The Moerner Laboratory utilizes laser spectroscopy and microscopy of single molecules to probe biological processes, one biomolecule at a time.  Primary thrusts include development and application of fluorescence microscopy far beyond the optical diffraction limit by PALM/STORM and STED approaches, invention and validation of methods for precise and accurate 3D optical microscopy in cells, and trapping of single biomolecules in solution for extended study.  These approaches are applied to explore protein localization patterns in bacteria, to measure structures of amyloid aggregates in cells, to define the behavior of signaling proteins in the primary cilium, to quantify photodynamics for photosynthetic proteins and enzymes, and to observe the dynamics of DNA and RNA in cells and viruses.

Invited speakers.

M. Hibert

 

Marcel HIBERT is professor and Director of the Laboratoire d’Innovation Thérapeutique at the University of Strasbourg, since 1997. In a former life in the industry, he contributed to the discovery and development of several clinical candidates whose one, AnzemetR, is on the market. In parallel he published the first detailed 3D models of GPCRs and of the binding sites of several neurotransmitters. He is currently involved in the development of generic methods to accelerate the discovery of ligands and drug candidates. He created and heads the French Academic Compound Collection (Chimiothèque Nationale). He is also particularly interested in vasopressin/ocytocin and chemokine receptors for drug development in the fields of attachment and inflammation, respectively.

He authored about 120 publications, 50 patents and gave more than 200 conferences. He obtained the Silver Medal of the CNRS in 2006.

G. Danger

Grégoire Danger is Associate Professor at the Aix-Marseille University in the laboratory Physic of Ionic and Molecular Interactions (PIIM - UMR7345). He obtained his PhD in 2006 at the University of Montpellier 2. He pursued his research activities by a first NASA post-doc at the NIST of Gaithersburg USA, in 2006, a second CNES post-doc at the Institut d'Astrophysique Spatiale, France in 2007, a third post-doc in 2008 at the University of Montpellier 2, France. He obtained in 2009 a position of Associate Professor in the PIIM laboratory.

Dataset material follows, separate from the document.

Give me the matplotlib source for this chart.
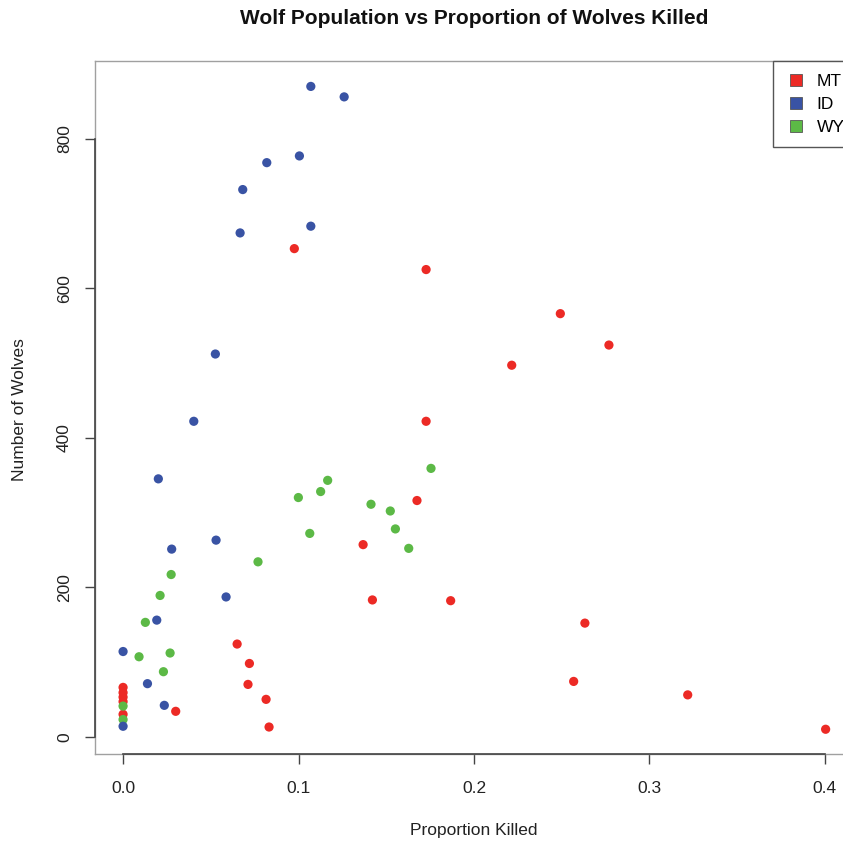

A part of his researches focuses on the evolution of organic matter during the formation of planetary systems like the solar system, and to determine to what extend these changes can be universal. These studies are based on the development of experimental systems to simulate in laboratory the considered astrophysical environments. The experiments conducted are based on physico-chemical studies, and on the development of innovative analytical systems, as well as the use of advanced analytical techniques.

Next to these studies on the evolution of organic matter in astrophysical environments, he is interested in physicochemical processes that could have led to the emergence of biochemical systems at the surface of the early Earth. This research is based on the development of chemical reactors in prebiotic conditions. The objective here is to determine under what conditions a chemical system could evolve into far from equilibrium autocatalytic systems, a prelude to the emergence of biochemical systems.

By linking these two research subjects, he tries to estimate what role could have or could play the exogenous material in the emergence of a prebiotic chemistry, and to determine the conditions for the emergence of a such chemistry. Beyond the Solar System, the demonstration of the universality of these processes would greatly constrain the concept of livability.